Up: Martin Poulter > Scientology Criticism > UK Media Archive
This rich creepy cult has friends in high places
Evening Standard, 15 May 2007, p. 12
By Francis Wheen
JOHN Travolta is a halfwit. A statement of the obvious, perhaps, given his adherence to a cult which believes we're all infected with t he souls of aliens who were banished to earth 75 million years ago by an evil galactic warlord called Xenu. But if anyone doubted it, the former disco-strutter confirmed his asininity by publicly urging the BBC not to screen John Sweeney's Panorama film about Scientology last night. Not to be outdone, Travolta's fellow- cultists gleefully posted on YouTube a clip of Sweeney losing his temper.
Had they paused for a moment's rational thought - tricky, I agree, with extraterrestrial imps running amok in your brain - they'd have realised their actions could only boost the audience for Panorama. Is this what they wanted?
I doubt it. Scientologists loathe journalistic scrutiny, and with good reason. For decades they were visible merely as pod-people who lurked in the Tottenham Court Road, inviting passers-by to come in and take a "personality test" - as familiar and absurd as their near-neighbour Stanley Green, the sandwich-board man of Oxford Street who warned that protein was the root of all evil.
Recently, however, these extraterrestrial creeps have been using their vast wealth to buy respectability; and until Sweeney got on their case they were doing rather well. At the opening of their huge new headquarters in the City of London last October, Chief Superintendent Kevin Hurley praised Scientologists as "a force for good - raising the spiritual wealth of society". It then emerged that at least 20 of his fellow officers in the City force had accepted hospitality from the Church of Scientology in the previous year, including invitations to the premiere of Mission: Impossible 3 and tickets to a £500-ahead dinner attended by Tom Cruise.
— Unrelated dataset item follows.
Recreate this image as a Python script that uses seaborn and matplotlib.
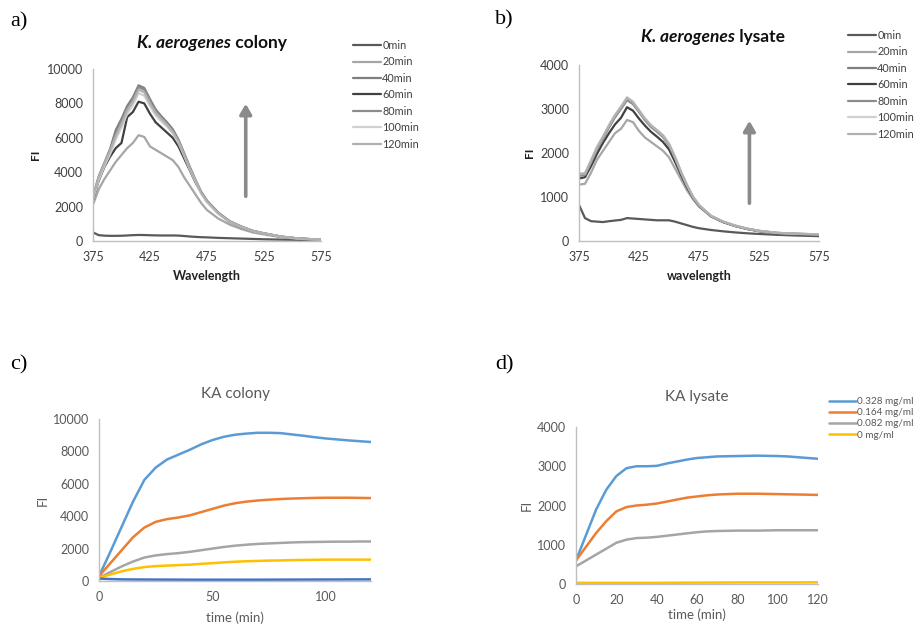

A Scientology offshoot, the Association for Better Living and Education, sponsored stalls at both Labour and Tory conferences last autumn to promote Narconon, the cult's drug rehabilitation programme. Narconon has also gained access to several London schools, advising children that they can avoid drug addiction by taking saunas and eating vitamins. Reputable drug charities point out that Narconon has no scientific credibility whatever.
Hardly surprising, since the programme was devised by Scientology's founder, L Ron Hubbard, a sci-fi novelist by trade. "Writing for a penny a word is ridiculous," he once said. "If a man really wants to make a million dollars, the best way would be to start his own religion."
Better still, disguise the religion as a charity and start flashing your cash. The villains in last night's Panorama weren't only the Scientologists but also the public bodies in London which aid and abet them. I don't remember schools, police forces and political parties giving the same assistance to dear old Stanley Green.
True, he didn't have a five-storey HQ in the Square Mile and couldn't promise dinner with Tom Cruise. On the other hand, he was quite harmless.